Mohamed Ige Ilmi (Maxamed Cige Cilmi) is a former Police Commissioner of Somaliland.

==Biography==

In May 1974, Mohamed Ige Ilmi was promoted to colonel. He served as a police force colonel during the 1977 war around Jijiga.

===After Somaliland's independence===

In December 2002, Mohamed Ige Ilmi was a member of the executive committee of the SAHAN political organization. SAHAN claimed to be the "Islamic Party of Somaliland," but it was widely viewed as a political performance and failed to qualify as one of the three constitutionally recognized parties in Somaliland.

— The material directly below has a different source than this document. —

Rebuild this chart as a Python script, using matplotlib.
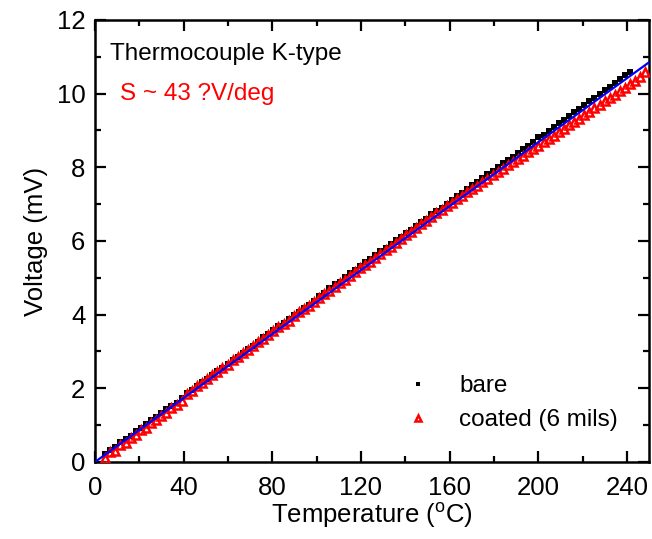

=== Somaliland Police Commissioner ===

After the Somaliland presidential election on April 14, 2003, then-police commissioner Abdiqadir Muse Mohamed expressed gratitude to citizens and political parties for peaceful voting. After that, new President Dahir Riyale Kahin appointed Mohamed Ige Ilmi as Police Commissioner.

In January 2004, Mohamed Ige Ilmi arrested the traditional leader Boqor Osman Mahmud.

In September 2005, when Ibrahim Mahamed Husein (Dhadhere) of the UDUB party was elected as the Speaker of the House of Representatives. Dhadhere declared the end of the session as soon as it began. Mohamed Ige Ilmi brought the police into the parliament at the order of Dhadhere.

In April 2006, former police commissioner Abdiqadir Muse Mohamed passed away. Mohamed Ige Ilmi described him as "a pillar and teacher of the police force."

In May 2006, a dispute occurred between Interior Minister Ismail Adan Osman and Police Commissioner Mohamed Ige Ilmi. A faction of the police force staged a mutiny and stormed the Somaliland Parliament with weapons. In response, President Dahir Riyale Kahin dismissed both the Minister and the Police Commissioner.

Mohamed Ige Ilmi was succeeded by Mohamed Saqadhi Dubad.